Chcą lepszego powietrza, wzięli sprawy w swoje ręce. GAS poinformuje o zagrożeniu

fot. arch. 24gliwice.pl

Normy przekroczone o kilkaset procent, a powietrze można „ciąć” i nikt o tym nie informuje? Od teraz ma być inaczej. Z inicjatywy mieszkańców właśnie zaczął działać Gliwicki Alarm Smogowy.

– Chcemy pokazać, że problem smogu jest dla mieszkańców bardzo dotkliwy i w ten sposób mobilizować władze miasta do podjęcia kroków adekwatnych do skali zagrożenia. Mamy wrażenie, że w tej chwili problem jest marginalizowany – mówi nam Marek Wyszyński, jeden z pomysłodawców GAS.

Gliwicki Alarm Smogowy wpisuje się w podobne przedsięwzięcia, które powstały w ostatnich latach m.in. w Krakowie i Warszawie.

– Inicjatywa została zapoczątkowana niezależnie przez osoby prywatne, organizacje oraz lokalnych społeczników. Uznaliśmy wspólnie, że należy się zorganizować i koordynować nasze działania na rzecz poprawy jakości powietrza w Gliwicach

– mówi Wyszyński. – Główna funkcja Alarmu Smogowego to informowanie mieszkańców o zagrożeniu wynikającego ze złego stanu powietrza. Za informacją będzie szła edukacja: zależy nam na tym, żeby mieszkańcy wiedzieli co mogą zrobić we własnym zakresie, aby sytuacja uległa poprawie. Będziemy również rozmawiać z władzami miasta i przekazywać im nasze pomysły na temat tego, co może być zrobione na szczeblu lokalnym – deklaruje.

Na razie GAS ogranicza się do strony na facebooku (dostępna jest tutaj), ale jak zapewniają organizatorzy wkrótce ruszą z aktywniejszą działalnością.
– Zdecydowanie nie będziemy się ograniczali tylko do publikacji wyników WIOŚ, choć warto podkreślić, że takie posty mają duży sens w obliczu katastrofy ekologicznej, jaką był ostatni smog – mówią.

Powołanie alarmu smogowego nie jest pierwszą reakcją gliwiczan na fatalną jakość powietrza w mieście. Pod koniec roku na biurko prezydenta Gliwic trafiła petycja w sprawie jakości powietrza w Gliwicach (podpisana przez 750 osób), a aktywiści z Ośrodka Studiów o Mieście przeprowadzili akcję wieszania masek ochronnych na gliwickich pomnikach.
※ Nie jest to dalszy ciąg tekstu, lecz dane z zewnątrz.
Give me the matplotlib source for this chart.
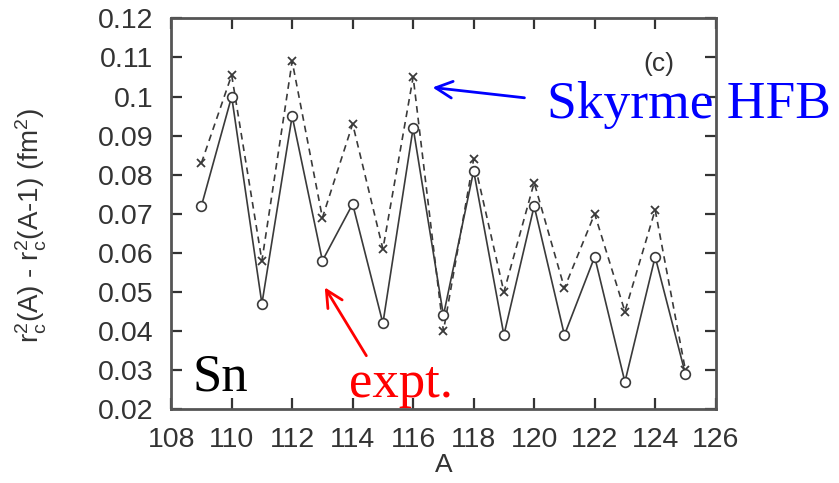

? Powiedzieć, że mamy w Gliwicach zanieczyszczone powietrze, to nic nie powiedzieć. Jeżeli nic nie zrobimy, takie maski staną się wkrótce czymś zupełnie normalnym w Gliwicach ? pisali, a informacja o ich happening’u trafiła na czołówki najważniejszych portali informacyjnych w kraju.

PREZYDENT ZABRAŁ GŁOS

We wtorek na oficjalnym profilu prezydenta Zygmunta Frankiewicza pojawiło się specjalne oświadczenie dotyczące zanieczyszczeń powietrza w mieście.
– Problem jakości powietrza i niskiej emisji nie jest nowy. Od lat zmagamy się z przekroczeniem norm zapylenia. Temat stał się w ostatnim czasie bardzo medialny i uważam, że bardzo dobrze, ponieważ tylko rosnąca społeczna świadomość da szansę na rozwiązanie tego problemu – napisał prezydent. – Problemu jesteśmy świadomi nie od dzisiaj i od dawna dofinansowujemy wymianę węglowych systemów grzewczych na bardziej ekologiczne. Dofinansowaliśmy taką wymianę dla ponad 5 tysięcy gospodarstw domowych. To jednak dopiero ok 25% takich palenisk – podkreśla Frankiewicz i zaznacza, że do skutecznej walki ze smogiem konieczne są przede wszystkim zmiany w prawie, „szczególnie w zakresie kontroli i standardów emisyjnych urządzeń grzewczych”.

GLIWICE W NIECHLUBNEJ CZOŁÓWCE

Gliwice w rankingu Europejskiej Agencji Środowiska zajęły trzecie miejsce w kraju, a siódme w Europie pod względem najczęściej przekraczanej dobowej normy pyłu PM10 (125 razy w ciągu roku). Tylko w ostatnich tygodniach stężenie pyłów PM2,5 (uznawanych za najgroźniejsze) wielokrotnie przekroczone było o kilkaset procent (fatalne dane obejmują także pył PM10).

Jak czytamy w niedawnym raporcie Najwyższej Izby Kontroli, szacuje się, że w Polsce z powodu zanieczyszczonego powietrza rocznie umiera około 45 tysięcy osób.